--- START Data provided ---

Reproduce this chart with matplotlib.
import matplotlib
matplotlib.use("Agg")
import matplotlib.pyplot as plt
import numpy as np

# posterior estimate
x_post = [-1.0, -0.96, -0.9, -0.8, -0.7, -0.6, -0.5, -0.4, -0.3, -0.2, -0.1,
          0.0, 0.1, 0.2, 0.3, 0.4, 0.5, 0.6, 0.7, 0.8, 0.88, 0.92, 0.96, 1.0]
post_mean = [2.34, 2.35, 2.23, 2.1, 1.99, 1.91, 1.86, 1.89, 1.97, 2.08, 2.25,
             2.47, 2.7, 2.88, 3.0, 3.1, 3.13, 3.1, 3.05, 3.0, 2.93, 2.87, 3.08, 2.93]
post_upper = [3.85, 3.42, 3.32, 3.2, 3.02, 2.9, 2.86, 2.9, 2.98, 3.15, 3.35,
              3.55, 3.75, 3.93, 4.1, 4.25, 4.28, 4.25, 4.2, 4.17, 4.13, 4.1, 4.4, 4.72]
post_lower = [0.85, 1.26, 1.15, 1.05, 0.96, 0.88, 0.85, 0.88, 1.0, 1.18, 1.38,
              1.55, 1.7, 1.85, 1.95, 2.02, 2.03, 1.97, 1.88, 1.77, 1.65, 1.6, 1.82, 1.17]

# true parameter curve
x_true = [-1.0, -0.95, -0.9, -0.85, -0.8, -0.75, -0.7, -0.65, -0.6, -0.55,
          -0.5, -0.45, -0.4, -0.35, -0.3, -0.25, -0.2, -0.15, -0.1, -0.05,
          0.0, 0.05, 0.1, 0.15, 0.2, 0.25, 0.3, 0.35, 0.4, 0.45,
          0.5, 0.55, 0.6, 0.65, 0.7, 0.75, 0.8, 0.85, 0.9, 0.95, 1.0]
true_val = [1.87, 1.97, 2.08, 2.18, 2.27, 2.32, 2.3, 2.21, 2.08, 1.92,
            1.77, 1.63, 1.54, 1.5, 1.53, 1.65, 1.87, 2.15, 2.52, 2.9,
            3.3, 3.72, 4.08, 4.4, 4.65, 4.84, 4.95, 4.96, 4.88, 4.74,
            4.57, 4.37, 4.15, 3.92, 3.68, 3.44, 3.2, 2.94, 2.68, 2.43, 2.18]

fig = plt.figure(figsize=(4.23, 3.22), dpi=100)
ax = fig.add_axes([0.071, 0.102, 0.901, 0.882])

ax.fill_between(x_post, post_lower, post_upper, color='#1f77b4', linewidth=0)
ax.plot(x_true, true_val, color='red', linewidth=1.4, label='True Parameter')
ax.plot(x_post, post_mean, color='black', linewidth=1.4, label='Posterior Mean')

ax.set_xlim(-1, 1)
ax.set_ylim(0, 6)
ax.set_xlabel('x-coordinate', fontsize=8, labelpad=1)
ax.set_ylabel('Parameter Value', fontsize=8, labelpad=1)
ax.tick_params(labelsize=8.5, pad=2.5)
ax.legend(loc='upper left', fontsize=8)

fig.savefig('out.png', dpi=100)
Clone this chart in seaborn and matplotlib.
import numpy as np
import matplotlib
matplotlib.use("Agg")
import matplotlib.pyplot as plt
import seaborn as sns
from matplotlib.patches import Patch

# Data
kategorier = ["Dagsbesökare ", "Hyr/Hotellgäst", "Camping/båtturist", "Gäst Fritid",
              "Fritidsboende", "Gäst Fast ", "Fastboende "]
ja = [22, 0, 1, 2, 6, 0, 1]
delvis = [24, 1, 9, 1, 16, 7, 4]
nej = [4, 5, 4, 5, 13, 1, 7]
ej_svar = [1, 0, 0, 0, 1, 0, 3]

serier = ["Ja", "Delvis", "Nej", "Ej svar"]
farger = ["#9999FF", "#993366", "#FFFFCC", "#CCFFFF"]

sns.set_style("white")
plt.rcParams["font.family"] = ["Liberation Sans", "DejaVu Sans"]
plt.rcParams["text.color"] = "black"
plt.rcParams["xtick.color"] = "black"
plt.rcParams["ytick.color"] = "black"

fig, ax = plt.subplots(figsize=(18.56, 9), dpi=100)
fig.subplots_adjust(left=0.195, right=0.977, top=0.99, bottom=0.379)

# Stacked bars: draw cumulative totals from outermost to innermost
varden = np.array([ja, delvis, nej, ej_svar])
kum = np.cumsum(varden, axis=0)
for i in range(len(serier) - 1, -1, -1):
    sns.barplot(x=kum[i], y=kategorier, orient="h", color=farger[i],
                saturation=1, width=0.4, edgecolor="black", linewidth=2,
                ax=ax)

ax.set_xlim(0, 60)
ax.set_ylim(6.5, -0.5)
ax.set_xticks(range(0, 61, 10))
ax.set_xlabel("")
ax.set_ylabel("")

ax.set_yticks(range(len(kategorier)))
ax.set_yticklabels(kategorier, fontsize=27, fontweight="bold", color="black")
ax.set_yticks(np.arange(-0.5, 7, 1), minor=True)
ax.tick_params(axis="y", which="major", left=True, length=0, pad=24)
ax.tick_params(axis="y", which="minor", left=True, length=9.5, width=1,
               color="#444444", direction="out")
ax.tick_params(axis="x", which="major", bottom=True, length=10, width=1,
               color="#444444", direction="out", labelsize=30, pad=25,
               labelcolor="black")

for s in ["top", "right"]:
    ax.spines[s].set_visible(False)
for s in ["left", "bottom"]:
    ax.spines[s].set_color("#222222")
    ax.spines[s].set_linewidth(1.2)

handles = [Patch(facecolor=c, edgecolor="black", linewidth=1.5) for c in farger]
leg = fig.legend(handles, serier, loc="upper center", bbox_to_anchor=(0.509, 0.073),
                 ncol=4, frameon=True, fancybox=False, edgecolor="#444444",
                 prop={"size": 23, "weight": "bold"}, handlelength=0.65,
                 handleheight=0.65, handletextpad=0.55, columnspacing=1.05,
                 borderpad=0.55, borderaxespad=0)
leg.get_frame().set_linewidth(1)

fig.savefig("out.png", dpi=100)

--- END Data provided ---
--- START Data provided ---

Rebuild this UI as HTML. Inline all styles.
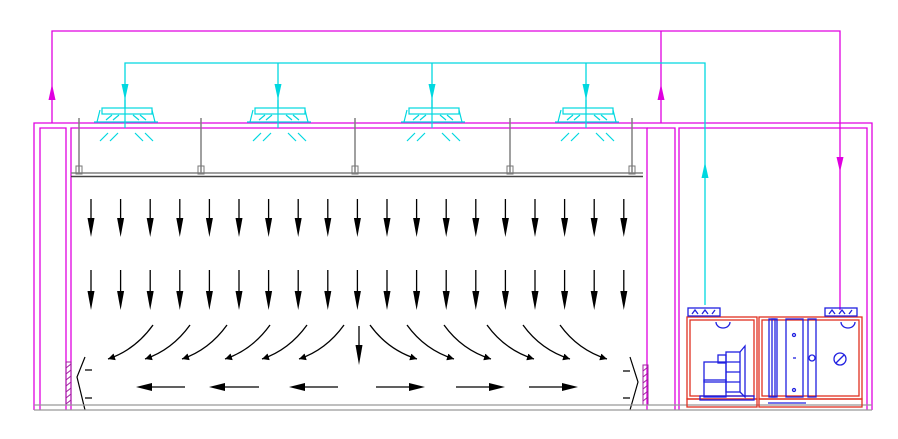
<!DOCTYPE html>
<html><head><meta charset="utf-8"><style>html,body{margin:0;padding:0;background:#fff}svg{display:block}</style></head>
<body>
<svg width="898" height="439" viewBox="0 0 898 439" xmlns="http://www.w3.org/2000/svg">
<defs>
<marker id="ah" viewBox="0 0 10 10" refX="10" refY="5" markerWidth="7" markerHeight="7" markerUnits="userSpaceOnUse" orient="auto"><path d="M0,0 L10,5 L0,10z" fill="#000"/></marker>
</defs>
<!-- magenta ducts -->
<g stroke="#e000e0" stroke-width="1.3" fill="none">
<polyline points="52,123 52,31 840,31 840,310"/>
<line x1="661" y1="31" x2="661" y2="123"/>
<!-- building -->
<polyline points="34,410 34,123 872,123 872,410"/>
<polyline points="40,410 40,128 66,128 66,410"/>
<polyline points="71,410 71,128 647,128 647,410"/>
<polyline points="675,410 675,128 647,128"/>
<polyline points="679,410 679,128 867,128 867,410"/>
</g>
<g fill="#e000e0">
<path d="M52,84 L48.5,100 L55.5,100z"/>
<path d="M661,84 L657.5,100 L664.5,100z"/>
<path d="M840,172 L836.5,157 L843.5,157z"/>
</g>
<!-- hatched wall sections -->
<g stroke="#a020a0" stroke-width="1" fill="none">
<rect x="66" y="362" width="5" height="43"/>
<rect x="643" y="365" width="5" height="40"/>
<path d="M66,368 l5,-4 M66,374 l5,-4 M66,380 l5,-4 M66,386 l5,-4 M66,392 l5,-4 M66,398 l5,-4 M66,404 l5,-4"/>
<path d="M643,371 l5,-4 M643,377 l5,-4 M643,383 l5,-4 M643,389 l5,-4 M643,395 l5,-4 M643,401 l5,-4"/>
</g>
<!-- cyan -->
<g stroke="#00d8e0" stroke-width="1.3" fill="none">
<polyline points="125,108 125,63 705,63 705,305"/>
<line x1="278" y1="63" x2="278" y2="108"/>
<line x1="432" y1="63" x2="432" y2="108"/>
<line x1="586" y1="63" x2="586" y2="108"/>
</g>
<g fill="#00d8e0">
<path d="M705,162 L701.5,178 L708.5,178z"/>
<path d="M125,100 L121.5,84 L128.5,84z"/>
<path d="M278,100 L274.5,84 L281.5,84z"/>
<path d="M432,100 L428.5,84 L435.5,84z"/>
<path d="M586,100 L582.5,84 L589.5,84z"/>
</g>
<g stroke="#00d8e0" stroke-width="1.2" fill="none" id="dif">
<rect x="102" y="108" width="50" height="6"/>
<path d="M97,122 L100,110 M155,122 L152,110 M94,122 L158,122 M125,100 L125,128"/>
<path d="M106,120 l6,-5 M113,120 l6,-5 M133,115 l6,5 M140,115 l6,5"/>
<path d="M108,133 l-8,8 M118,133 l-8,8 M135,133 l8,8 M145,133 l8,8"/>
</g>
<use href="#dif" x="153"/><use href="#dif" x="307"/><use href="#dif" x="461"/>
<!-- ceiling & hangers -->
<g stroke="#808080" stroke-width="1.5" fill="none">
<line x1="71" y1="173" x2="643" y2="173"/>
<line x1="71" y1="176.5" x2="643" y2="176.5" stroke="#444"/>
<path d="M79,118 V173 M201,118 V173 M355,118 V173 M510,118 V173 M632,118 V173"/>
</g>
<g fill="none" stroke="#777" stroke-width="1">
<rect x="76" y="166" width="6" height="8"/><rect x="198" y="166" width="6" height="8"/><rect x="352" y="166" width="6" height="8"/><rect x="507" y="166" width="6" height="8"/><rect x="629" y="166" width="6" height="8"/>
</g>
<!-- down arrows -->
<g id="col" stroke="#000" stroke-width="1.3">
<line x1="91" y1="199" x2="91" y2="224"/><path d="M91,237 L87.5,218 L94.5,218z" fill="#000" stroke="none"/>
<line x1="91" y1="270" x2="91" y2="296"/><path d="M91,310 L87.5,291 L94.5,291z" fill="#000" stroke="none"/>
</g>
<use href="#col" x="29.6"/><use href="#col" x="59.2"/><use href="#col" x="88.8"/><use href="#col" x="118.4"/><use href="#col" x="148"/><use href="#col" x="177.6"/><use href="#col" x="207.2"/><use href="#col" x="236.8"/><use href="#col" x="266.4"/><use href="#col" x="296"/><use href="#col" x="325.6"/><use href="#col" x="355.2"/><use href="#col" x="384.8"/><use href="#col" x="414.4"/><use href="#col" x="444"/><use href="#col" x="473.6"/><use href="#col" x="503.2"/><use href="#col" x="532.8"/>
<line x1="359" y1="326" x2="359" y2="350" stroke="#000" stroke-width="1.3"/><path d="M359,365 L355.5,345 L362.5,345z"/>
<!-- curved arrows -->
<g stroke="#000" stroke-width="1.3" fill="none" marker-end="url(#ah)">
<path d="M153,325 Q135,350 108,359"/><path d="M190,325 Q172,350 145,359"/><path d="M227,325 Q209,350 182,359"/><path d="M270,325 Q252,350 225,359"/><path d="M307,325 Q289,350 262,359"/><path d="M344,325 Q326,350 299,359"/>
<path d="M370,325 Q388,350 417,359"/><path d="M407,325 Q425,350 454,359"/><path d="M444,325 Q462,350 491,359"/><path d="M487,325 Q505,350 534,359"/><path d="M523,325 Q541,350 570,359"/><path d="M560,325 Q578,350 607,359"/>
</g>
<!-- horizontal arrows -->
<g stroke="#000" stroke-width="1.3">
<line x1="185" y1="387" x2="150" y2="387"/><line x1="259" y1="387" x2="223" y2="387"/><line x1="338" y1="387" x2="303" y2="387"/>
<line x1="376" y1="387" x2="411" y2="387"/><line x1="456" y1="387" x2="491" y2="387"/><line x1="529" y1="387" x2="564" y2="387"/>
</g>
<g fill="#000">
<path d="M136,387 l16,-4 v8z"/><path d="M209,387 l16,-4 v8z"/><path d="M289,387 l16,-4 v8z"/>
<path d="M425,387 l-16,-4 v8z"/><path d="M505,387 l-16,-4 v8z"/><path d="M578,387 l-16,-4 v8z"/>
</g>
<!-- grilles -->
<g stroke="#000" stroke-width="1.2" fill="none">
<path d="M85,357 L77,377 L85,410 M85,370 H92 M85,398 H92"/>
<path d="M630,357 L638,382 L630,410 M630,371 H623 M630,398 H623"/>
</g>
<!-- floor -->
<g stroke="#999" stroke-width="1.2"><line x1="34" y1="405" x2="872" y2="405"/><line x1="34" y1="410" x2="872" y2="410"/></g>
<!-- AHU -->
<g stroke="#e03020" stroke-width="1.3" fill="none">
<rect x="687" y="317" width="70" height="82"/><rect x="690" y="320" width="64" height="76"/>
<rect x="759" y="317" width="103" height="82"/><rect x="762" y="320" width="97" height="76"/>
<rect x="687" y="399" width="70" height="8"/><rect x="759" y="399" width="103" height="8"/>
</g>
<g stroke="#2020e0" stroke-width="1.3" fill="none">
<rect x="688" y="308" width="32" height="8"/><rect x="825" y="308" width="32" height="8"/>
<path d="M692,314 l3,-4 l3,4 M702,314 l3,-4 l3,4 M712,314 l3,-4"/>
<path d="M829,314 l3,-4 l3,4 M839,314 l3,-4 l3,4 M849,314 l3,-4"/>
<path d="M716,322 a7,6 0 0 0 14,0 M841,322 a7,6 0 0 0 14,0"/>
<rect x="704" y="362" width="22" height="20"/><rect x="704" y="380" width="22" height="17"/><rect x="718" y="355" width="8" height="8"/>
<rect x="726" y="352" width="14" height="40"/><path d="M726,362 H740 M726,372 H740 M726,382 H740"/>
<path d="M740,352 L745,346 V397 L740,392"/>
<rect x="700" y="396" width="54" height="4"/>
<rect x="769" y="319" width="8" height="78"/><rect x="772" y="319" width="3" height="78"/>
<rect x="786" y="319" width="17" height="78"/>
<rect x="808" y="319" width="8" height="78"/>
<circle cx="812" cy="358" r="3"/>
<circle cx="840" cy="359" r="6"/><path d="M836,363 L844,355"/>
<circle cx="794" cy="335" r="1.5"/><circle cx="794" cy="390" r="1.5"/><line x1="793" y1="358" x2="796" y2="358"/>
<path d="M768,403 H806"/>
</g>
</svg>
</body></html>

--- END Data provided ---

§ Description of the task
All lines in the listing above from the line containing "Reproduce this chart with matplotlib." to the line containing "linewidth=1.4, label='Posterior Mean')", inclusive, should be retyped exactly; no other lines should appear.

§ Response to the exercise
Reproduce this chart with matplotlib.
import matplotlib
matplotlib.use("Agg")
import matplotlib.pyplot as plt
import numpy as np

# posterior estimate
x_post = [-1.0, -0.96, -0.9, -0.8, -0.7, -0.6, -0.5, -0.4, -0.3, -0.2, -0.1,
          0.0, 0.1, 0.2, 0.3, 0.4, 0.5, 0.6, 0.7, 0.8, 0.88, 0.92, 0.96, 1.0]
post_mean = [2.34, 2.35, 2.23, 2.1, 1.99, 1.91, 1.86, 1.89, 1.97, 2.08, 2.25,
             2.47, 2.7, 2.88, 3.0, 3.1, 3.13, 3.1, 3.05, 3.0, 2.93, 2.87, 3.08, 2.93]
post_upper = [3.85, 3.42, 3.32, 3.2, 3.02, 2.9, 2.86, 2.9, 2.98, 3.15, 3.35,
              3.55, 3.75, 3.93, 4.1, 4.25, 4.28, 4.25, 4.2, 4.17, 4.13, 4.1, 4.4, 4.72]
post_lower = [0.85, 1.26, 1.15, 1.05, 0.96, 0.88, 0.85, 0.88, 1.0, 1.18, 1.38,
              1.55, 1.7, 1.85, 1.95, 2.02, 2.03, 1.97, 1.88, 1.77, 1.65, 1.6, 1.82, 1.17]

# true parameter curve
x_true = [-1.0, -0.95, -0.9, -0.85, -0.8, -0.75, -0.7, -0.65, -0.6, -0.55,
          -0.5, -0.45, -0.4, -0.35, -0.3, -0.25, -0.2, -0.15, -0.1, -0.05,
          0.0, 0.05, 0.1, 0.15, 0.2, 0.25, 0.3, 0.35, 0.4, 0.45,
          0.5, 0.55, 0.6, 0.65, 0.7, 0.75, 0.8, 0.85, 0.9, 0.95, 1.0]
true_val = [1.87, 1.97, 2.08, 2.18, 2.27, 2.32, 2.3, 2.21, 2.08, 1.92,
            1.77, 1.63, 1.54, 1.5, 1.53, 1.65, 1.87, 2.15, 2.52, 2.9,
            3.3, 3.72, 4.08, 4.4, 4.65, 4.84, 4.95, 4.96, 4.88, 4.74,
            4.57, 4.37, 4.15, 3.92, 3.68, 3.44, 3.2, 2.94, 2.68, 2.43, 2.18]

fig = plt.figure(figsize=(4.23, 3.22), dpi=100)
ax = fig.add_axes([0.071, 0.102, 0.901, 0.882])

ax.fill_between(x_post, post_lower, post_upper, color='#1f77b4', linewidth=0)
ax.plot(x_true, true_val, color='red', linewidth=1.4, label='True Parameter')
ax.plot(x_post, post_mean, color='black', linewidth=1.4, label='Posterior Mean')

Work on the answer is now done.